Source excerpt:

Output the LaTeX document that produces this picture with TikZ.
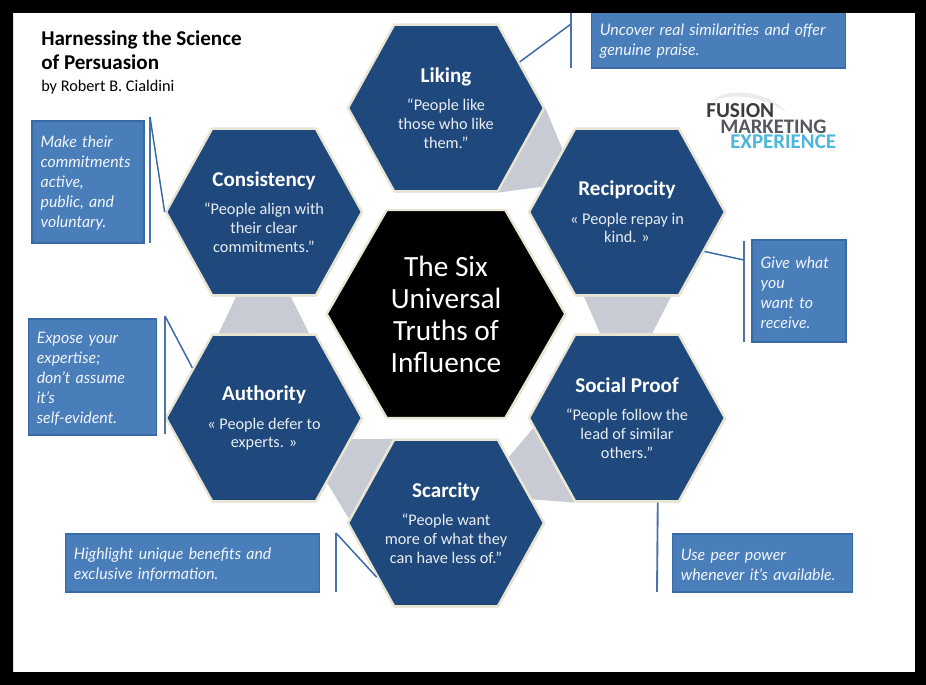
\documentclass[tikz,border=0pt]{standalone}
\usepackage{xcolor}
\usepackage{fontspec}
\setmainfont{Carlito}
\newfontfamily\notefont{Lato}
\usepackage{tikz}
\usetikzlibrary{shapes.symbols,shadows,backgrounds,calc}
\definecolor{hexblue}{HTML}{1F497D}
\definecolor{hexcream}{HTML}{E9E5D3}
\definecolor{noteblue}{HTML}{4A7EBB}
\definecolor{noteedge}{HTML}{3A6AA5}
\definecolor{barblue}{HTML}{4A74A8}
\definecolor{linkgray}{HTML}{C9CBD4}
\definecolor{logodark}{HTML}{3C3C40}
\definecolor{logomid}{HTML}{55585F}
\definecolor{logocyan}{HTML}{4DB6DC}
\newcommand{\hexhead}{\bfseries\fontsize{15.8}{15.8}\selectfont\color{white}}

\begin{document}
\begin{tikzpicture}[
  x=0.75pt, y=-0.75pt,
  hexbox/.style={signal, signal to=east and west, signal pointer angle=122,
                 draw=hexcream, line width=1.8pt, fill=hexblue, minimum width=147pt,
                 minimum height=125pt, inner sep=0pt,
                 drop shadow={shadow xshift=0.6pt, shadow yshift=-0.8pt, fill=black!45, opacity=0.5}},
  hextext/.style={align=center, inner sep=0pt, text=white!90!hexblue, font=\fontsize{12.2}{14}\selectfont},
  notebox/.style={rectangle, draw=noteedge, line width=0.9pt, fill=noteblue, align=left,
                  inner xsep=6.5pt, inner ysep=0pt, text=white!92!noteblue,
                  font=\notefont\itshape\fontsize{11.9}{15}\selectfont,
                  execute at begin node={\rule{0pt}{11pt}}},
  bar/.style={barblue, line width=1.4pt},
  leader/.style={noteedge, line width=1.1pt},
  link/.style={fill=linkgray},
  logoword/.style={anchor=west, inner sep=0pt, font=\bfseries\fontsize{#1}{#1}\selectfont}
]
  \useasboundingbox (0,0) rectangle (926,685);

  \node[hexbox, label={[hextext]center:{{\hexhead Liking}\\[7.5pt]“People like\\those who like\\them.”}}] (liking) at (446,108) {};
  \node[hexbox, label={[hextext]center:{{\hexhead Reciprocity}\\[7.5pt]« People repay in\\kind. »}}] (recip) at (627,212) {};
  \node[hexbox, label={[hextext]center:{{\hexhead Social Proof}\\[7.5pt]“People follow the\\lead of similar\\others.”}}] (social) at (627,418) {};
  \node[hexbox, label={[hextext]center:{{\hexhead Scarcity}\\[7.5pt]“People want\\more of what they\\can have less of.”}}] (scarce) at (446,523) {};
  \node[hexbox, label={[hextext]center:{{\hexhead Authority}\\[7.5pt]« People defer to\\experts. »}}] (author) at (264,418) {};
  \node[hexbox, label={[hextext]center:{{\hexhead Consistency}\\[7.5pt]“People align with\\their clear\\commitments.”}}] (consist) at (264,212) {};
  \node[hexbox, fill=black, text=white, minimum width=179pt, minimum height=156pt,
        signal pointer angle=120, align=center, font=\fontsize{22}{24}\selectfont] (truths) at (446,314)
        {The Six\\Universal\\Truths of\\Influence};

  \begin{pgfonlayer}{background}
    \fill[white] (13,13) rectangle (915,672);
    \fill[link] (liking.east) -- ($(recip.north west)!.25!(recip.west)$)
                -- ($(recip.north west)!.7!(recip.west)$) -- (liking.south east) -- cycle;
    \fill[link] ($(recip.south west)!.09!(recip.south east)$) -- ($(recip.south west)!.92!(recip.south east)$)
                -- ($(social.north west)!.74!(social.north east)$) -- ($(social.north west)!.25!(social.north east)$) -- cycle;
    \fill[link] ($(social.west)!.12!(social.south west)$) -- ($(scarce.north east)!.22!(scarce.east)$)
                -- ($(scarce.north east)!.72!(scarce.east)$) -- (social.south west) -- cycle;
    \fill[link] ($(author.east)!.25!(author.south east)$) -- (scarce.north west)
                -- ($(scarce.north west)!.95!(scarce.west)$) -- ($(author.east)!.77!(author.south east)$) -- cycle;
    \fill[link] ($(consist.south west)!.235!(consist.south east)$) -- ($(consist.south west)!.755!(consist.south east)$)
                -- ($(author.north west)!.93!(author.north east)$) -- ($(author.north west)!.07!(author.north east)$) -- cycle;
  \end{pgfonlayer}

  \node[notebox, text width=178pt, minimum height=42pt]   (noteliking)  at (718.5,40)  {Uncover real similarities and offer\\genuine praise.};
  \node[notebox, text width=57.5pt, minimum height=76.5pt] (noterecip)   at (799,291)   {Give what\\you\\want to\\receive.};
  \node[notebox, text width=122.5pt, minimum height=43.5pt] (notesocial) at (762.5,563) {Use peer power\\whenever it’s available.};
  \node[notebox, text width=178pt, minimum height=43.5pt] (notescarce)  at (192.5,563) {Highlight unique benefits and\\exclusive information.};
  \node[notebox, text width=83.5pt, minimum height=87pt]  (noteauthor)  at (92.5,377)  {Expose your\\expertise;\\don’t assume\\it’s\\self-evident.};
  \node[notebox, text width=71pt, minimum height=91.5pt]  (noteconsist) at (88,182)    {Make their\\commitments\\active,\\public, and\\voluntary.};

  \coordinate (barlikingtop)  at (571,12);
  \coordinate (barlikingbot)  at (571,68);
  \coordinate (barlikingjoin) at (571,24);
  \coordinate (barreciptop)   at (744,241);
  \coordinate (barrecipbot)   at (744,342);
  \coordinate (barrecipjoin)  at (744,260);
  \coordinate (barsocialbot)  at (657,592);
  \coordinate (barscarcetop)  at (336,533);
  \coordinate (barscarcebot)  at (336,592);
  \coordinate (barauthortop)  at (165,316);
  \coordinate (barauthorbot)  at (165,434);
  \coordinate (barconsisttop) at (150,117);
  \coordinate (barconsistbot) at (150,243);

  \draw[bar] (barlikingtop)  -- (barlikingbot);
  \draw[bar] (barreciptop)   -- (barrecipbot);
  \draw[bar] (social.-70)    -- (barsocialbot);
  \draw[bar] (barscarcetop)  -- (barscarcebot);
  \draw[bar] (barauthortop)  -- (barauthorbot);
  \draw[bar] (barconsisttop) -- (barconsistbot);

  \draw[leader] (barlikingjoin) -- (liking.32);
  \draw[leader] (barrecipjoin)  -- (recip.-27);
  \draw[leader] (barscarcetop)  -- (scarce.218);
  \draw[leader] (barauthortop)  -- (author.145);
  \draw[leader] (barconsisttop) -- (consist.west);

  \node[anchor=north west, inner sep=0pt, align=left, font=\bfseries\fontsize{15.8}{18.4}\selectfont] (title) at (41,30)
        {Harnessing the Science\\of Persuasion};
  \node[anchor=north west, inner sep=0pt, font=\fontsize{12.2}{14}\selectfont] (byline) at (41,80) {by Robert B. Cialdini};

  \fill[black!8] (712,102) .. controls (722,88) and (765,88) .. (786,112) .. controls (762,96) and (730,92) .. (712,102) -- cycle;
  \node[logoword=16, logodark] (logofusion) at (706,111) {FUSION};
  \node[logoword=15.5, logomid] (logomarket) at (720,127) {MARKETING};
  \node[logoword=15.7, logocyan] (logoexper) at (730,142) {EXPERIENCE};

  \fill[black, even odd rule] (0,0) rectangle (926,685) (13,13) rectangle (915,672);
\end{tikzpicture}
\end{document}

Set exercise: All of the material above should be reproduced exactly, except the pictures.

Correct output:
Output the LaTeX document that produces this picture with TikZ.
\documentclass[tikz,border=0pt]{standalone}
\usepackage{xcolor}
\usepackage{fontspec}
\setmainfont{Carlito}
\newfontfamily\notefont{Lato}
\usepackage{tikz}
\usetikzlibrary{shapes.symbols,shadows,backgrounds,calc}
\definecolor{hexblue}{HTML}{1F497D}
\definecolor{hexcream}{HTML}{E9E5D3}
\definecolor{noteblue}{HTML}{4A7EBB}
\definecolor{noteedge}{HTML}{3A6AA5}
\definecolor{barblue}{HTML}{4A74A8}
\definecolor{linkgray}{HTML}{C9CBD4}
\definecolor{logodark}{HTML}{3C3C40}
\definecolor{logomid}{HTML}{55585F}
\definecolor{logocyan}{HTML}{4DB6DC}
\newcommand{\hexhead}{\bfseries\fontsize{15.8}{15.8}\selectfont\color{white}}

\begin{document}
\begin{tikzpicture}[
  x=0.75pt, y=-0.75pt,
  hexbox/.style={signal, signal to=east and west, signal pointer angle=122,
                 draw=hexcream, line width=1.8pt, fill=hexblue, minimum width=147pt,
                 minimum height=125pt, inner sep=0pt,
                 drop shadow={shadow xshift=0.6pt, shadow yshift=-0.8pt, fill=black!45, opacity=0.5}},
  hextext/.style={align=center, inner sep=0pt, text=white!90!hexblue, font=\fontsize{12.2}{14}\selectfont},
  notebox/.style={rectangle, draw=noteedge, line width=0.9pt, fill=noteblue, align=left,
                  inner xsep=6.5pt, inner ysep=0pt, text=white!92!noteblue,
                  font=\notefont\itshape\fontsize{11.9}{15}\selectfont,
                  execute at begin node={\rule{0pt}{11pt}}},
  bar/.style={barblue, line width=1.4pt},
  leader/.style={noteedge, line width=1.1pt},
  link/.style={fill=linkgray},
  logoword/.style={anchor=west, inner sep=0pt, font=\bfseries\fontsize{#1}{#1}\selectfont}
]
  \useasboundingbox (0,0) rectangle (926,685);

  \node[hexbox, label={[hextext]center:{{\hexhead Liking}\\[7.5pt]“People like\\those who like\\them.”}}] (liking) at (446,108) {};
  \node[hexbox, label={[hextext]center:{{\hexhead Reciprocity}\\[7.5pt]« People repay in\\kind. »}}] (recip) at (627,212) {};
  \node[hexbox, label={[hextext]center:{{\hexhead Social Proof}\\[7.5pt]“People follow the\\lead of similar\\others.”}}] (social) at (627,418) {};
  \node[hexbox, label={[hextext]center:{{\hexhead Scarcity}\\[7.5pt]“People want\\more of what they\\can have less of.”}}] (scarce) at (446,523) {};
  \node[hexbox, label={[hextext]center:{{\hexhead Authority}\\[7.5pt]« People defer to\\experts. »}}] (author) at (264,418) {};
  \node[hexbox, label={[hextext]center:{{\hexhead Consistency}\\[7.5pt]“People align with\\their clear\\commitments.”}}] (consist) at (264,212) {};
  \node[hexbox, fill=black, text=white, minimum width=179pt, minimum height=156pt,
        signal pointer angle=120, align=center, font=\fontsize{22}{24}\selectfont] (truths) at (446,314)
        {The Six\\Universal\\Truths of\\Influence};

  \begin{pgfonlayer}{background}
    \fill[white] (13,13) rectangle (915,672);
    \fill[link] (liking.east) -- ($(recip.north west)!.25!(recip.west)$)
                -- ($(recip.north west)!.7!(recip.west)$) -- (liking.south east) -- cycle;
    \fill[link] ($(recip.south west)!.09!(recip.south east)$) -- ($(recip.south west)!.92!(recip.south east)$)
                -- ($(social.north west)!.74!(social.north east)$) -- ($(social.north west)!.25!(social.north east)$) -- cycle;
    \fill[link] ($(social.west)!.12!(social.south west)$) -- ($(scarce.north east)!.22!(scarce.east)$)
                -- ($(scarce.north east)!.72!(scarce.east)$) -- (social.south west) -- cycle;
    \fill[link] ($(author.east)!.25!(author.south east)$) -- (scarce.north west)
                -- ($(scarce.north west)!.95!(scarce.west)$) -- ($(author.east)!.77!(author.south east)$) -- cycle;
    \fill[link] ($(consist.south west)!.235!(consist.south east)$) -- ($(consist.south west)!.755!(consist.south east)$)
                -- ($(author.north west)!.93!(author.north east)$) -- ($(author.north west)!.07!(author.north east)$) -- cycle;
  \end{pgfonlayer}

  \node[notebox, text width=178pt, minimum height=42pt]   (noteliking)  at (718.5,40)  {Uncover real similarities and offer\\genuine praise.};
  \node[notebox, text width=57.5pt, minimum height=76.5pt] (noterecip)   at (799,291)   {Give what\\you\\want to\\receive.};
  \node[notebox, text width=122.5pt, minimum height=43.5pt] (notesocial) at (762.5,563) {Use peer power\\whenever it’s available.};
  \node[notebox, text width=178pt, minimum height=43.5pt] (notescarce)  at (192.5,563) {Highlight unique benefits and\\exclusive information.};
  \node[notebox, text width=83.5pt, minimum height=87pt]  (noteauthor)  at (92.5,377)  {Expose your\\expertise;\\don’t assume\\it’s\\self-evident.};
  \node[notebox, text width=71pt, minimum height=91.5pt]  (noteconsist) at (88,182)    {Make their\\commitments\\active,\\public, and\\voluntary.};

  \coordinate (barlikingtop)  at (571,12);
  \coordinate (barlikingbot)  at (571,68);
  \coordinate (barlikingjoin) at (571,24);
  \coordinate (barreciptop)   at (744,241);
  \coordinate (barrecipbot)   at (744,342);
  \coordinate (barrecipjoin)  at (744,260);
  \coordinate (barsocialbot)  at (657,592);
  \coordinate (barscarcetop)  at (336,533);
  \coordinate (barscarcebot)  at (336,592);
  \coordinate (barauthortop)  at (165,316);
  \coordinate (barauthorbot)  at (165,434);
  \coordinate (barconsisttop) at (150,117);
  \coordinate (barconsistbot) at (150,243);

  \draw[bar] (barlikingtop)  -- (barlikingbot);
  \draw[bar] (barreciptop)   -- (barrecipbot);
  \draw[bar] (social.-70)    -- (barsocialbot);
  \draw[bar] (barscarcetop)  -- (barscarcebot);
  \draw[bar] (barauthortop)  -- (barauthorbot);
  \draw[bar] (barconsisttop) -- (barconsistbot);

  \draw[leader] (barlikingjoin) -- (liking.32);
  \draw[leader] (barrecipjoin)  -- (recip.-27);
  \draw[leader] (barscarcetop)  -- (scarce.218);
  \draw[leader] (barauthortop)  -- (author.145);
  \draw[leader] (barconsisttop) -- (consist.west);

  \node[anchor=north west, inner sep=0pt, align=left, font=\bfseries\fontsize{15.8}{18.4}\selectfont] (title) at (41,30)
        {Harnessing the Science\\of Persuasion};
  \node[anchor=north west, inner sep=0pt, font=\fontsize{12.2}{14}\selectfont] (byline) at (41,80) {by Robert B. Cialdini};

  \fill[black!8] (712,102) .. controls (722,88) and (765,88) .. (786,112) .. controls (762,96) and (730,92) .. (712,102) -- cycle;
  \node[logoword=16, logodark] (logofusion) at (706,111) {FUSION};
  \node[logoword=15.5, logomid] (logomarket) at (720,127) {MARKETING};
  \node[logoword=15.7, logocyan] (logoexper) at (730,142) {EXPERIENCE};

  \fill[black, even odd rule] (0,0) rectangle (926,685) (13,13) rectangle (915,672);
\end{tikzpicture}
\end{document}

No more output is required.